Le temps n’est pas à la partisannerie ni aux redondances mais plutôt à la réflexion, à l’examen de soi pour sauver un pays. Lorsqu’une nappe de tristesse, telle une malédiction, semble s’abattre sur une communauté et toute une région, même les cœurs les plus endurcis ne peuvent s’empêcher de ressentir les effets des lamentations qui l’accompagnent. Point besoin de rappeler les Gonaïves, Mapou, Fonds-Verettes, et d’autres localités qui chaque jour encore connaissent les déboires de nos négligences.

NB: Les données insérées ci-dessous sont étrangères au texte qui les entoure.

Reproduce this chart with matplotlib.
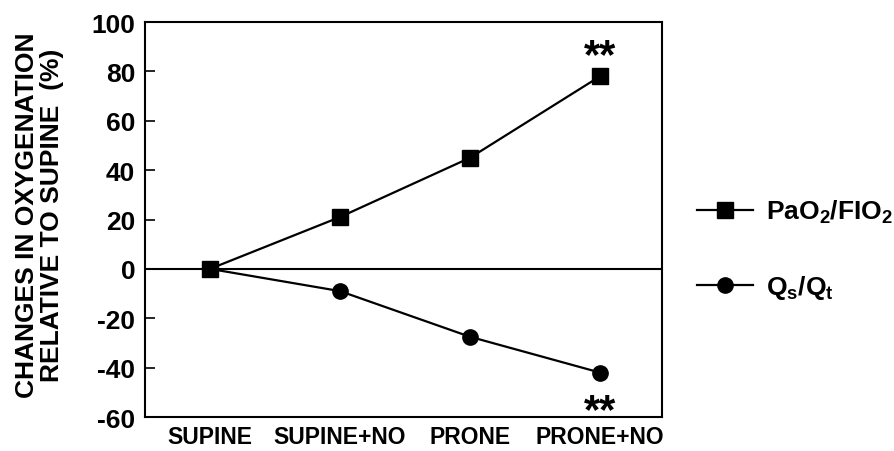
import matplotlib
matplotlib.use("Agg")
import matplotlib.pyplot as plt

plt.rcParams['font.family'] = ['Liberation Sans', 'DejaVu Sans']
plt.rcParams['font.weight'] = 'bold'
plt.rcParams['axes.unicode_minus'] = False
plt.rcParams['mathtext.fontset'] = 'custom'
plt.rcParams['mathtext.rm'] = 'Liberation Sans:bold'
plt.rcParams['mathtext.bf'] = 'Liberation Sans:bold'
plt.rcParams['mathtext.it'] = 'Liberation Sans:bold'
plt.rcParams['mathtext.default'] = 'bf'

categories = ['SUPINE', 'SUPINE+NO', 'PRONE', 'PRONE+NO']
pao2_fio2 = [0, 21, 45, 78]
qs_qt = [0, -9, -27.5, -42]
pao2_sig = ['', '', '', '**']
qs_sig = ['', '', '', '**']
yticks = [-60, -40, -20, 0, 20, 40, 60, 80, 100]

fig = plt.figure(figsize=(8.94, 4.52), dpi=100)
ax = fig.add_axes([0.1622, 0.0752, 0.5783, 0.8739])

x = list(range(len(categories)))
ax.axhline(0, color='black', lw=1.5, zorder=1)
l2, = ax.plot(x, qs_qt, color='black', lw=1.6, marker='o', markersize=11,
              zorder=3, label='Q$_s$/Q$_t$')
l1, = ax.plot(x, pao2_fio2, color='black', lw=1.6, marker='s', markersize=12,
              zorder=4, label='PaO$_2$/FIO$_2$')

for xi, yi, s in zip(x, pao2_fio2, pao2_sig):
    if s:
        ax.annotate(s, (xi, yi), xytext=(0, 7), textcoords='offset points',
                    ha='center', va='baseline', fontsize=30, fontweight='bold',
                    annotation_clip=False)
for xi, yi, s in zip(x, qs_qt, qs_sig):
    if s:
        ax.annotate(s, (xi, yi), xytext=(0, -35.5), textcoords='offset points',
                    ha='center', va='baseline', fontsize=30, fontweight='bold',
                    annotation_clip=False)

ax.set_xlim(-0.5, 3.477)
ax.set_ylim(-60, 100)
ax.set_yticks(yticks)
ax.set_yticklabels([str(v) for v in yticks])
ax.set_xticks(x)
ax.set_xticklabels(categories)
ax.tick_params(axis='y', direction='in', length=7, width=1.2, pad=7, labelsize=19)
ax.tick_params(axis='x', length=0, pad=6, labelsize=16.5)
for sp in ax.spines.values():
    sp.set_linewidth(1.5)

ax.set_ylabel('CHANGES IN OXYGENATION\nRELATIVE TO SUPINE  (%)', fontsize=19,
              fontweight='bold', linespacing=1.05)
ax.yaxis.set_label_coords(-0.157, 0.513)

ax.legend(handles=[l1, l2], loc='center left', bbox_to_anchor=(1.048, 0.424),
          frameon=False, fontsize=19, handlelength=2.1, handletextpad=0.5,
          labelspacing=1.8, borderaxespad=0)

fig.savefig('out.png', dpi=100, facecolor='white')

Ce n’est pourtant pas le moment de baisser les bras et de dire que l’on ne peut rien contre le destin ! C’est plutôt l’occasion de se remettre en question et de réfléchir aux moyens, possible d’empêcher la chute inexorable d’une nation entière vers un dessert écologique, énergétique, et alimentaire. Le dicton qui veut que « tout ce qui n’avance recule’’ s’applique fort bien au cas particulier d’Haïti qui, depuis trop longtemps, se contente d’avancer uniquement dans la course vers l’abîme avec la complicité évidente de ses citoyens.

Les aspects les plus hideux de ce monde doivent être regardés avec perspicacité pour arriver à distinguer dans l’obscurité la plus totale la petite lueur qui existe toujours et qui dirigera nos pas vers la lumière. Il faut apprendre à regarder en face les situations les plus difficiles et juger les problèmes pour en chercher les solutions. Il est possible de s’obstiner à ne vouloir se plonger que dans les expériences positives qui peuvent donner le coup de fouet revigorant dans la marche vers le progrès et un avenir meilleur.

L’environnement physique, social, économique, judiciaire, politique et institutionnel en Haïti a été généralement caractérisé par une exploitation et un autoritarisme systématique et omniprésent de certains groupes sociaux au détriment de la majorité.

La situation environnementale est très préoccupante en Haïti. D’autant plus que la dégradation atteint toutes les régions du pays et qu’elle ne fait qu’accélérer. Le bilan écologique négatif du pays fait ressortir un certain niveau de surexploitation des ressources naturelles, sans souci de leur protection et de leur renouvellement. Résultant de la non-réglementation des cultures, l’archaïsme des méthodes de production (et l’utilisation impropre de certaines terres montagneuses à des fins agricoles) facilitent l’érosion et la perte quotidienne de volumes considérables de terre arable. Les ressources forestières et minières sont mal exploitées et continuellement sur-utilisées, dévorant goulûment le capital national. Plus de 2/3 des bassins hydrographiques du territoire sont sans protection végétale et les réserves d’eau sont de plus en plus mises à contribution pour répondre aux besoins de la population. L’urbanisation accélérée et la transformation des villes en bidonville créent une situation dramatique d’insalubrité.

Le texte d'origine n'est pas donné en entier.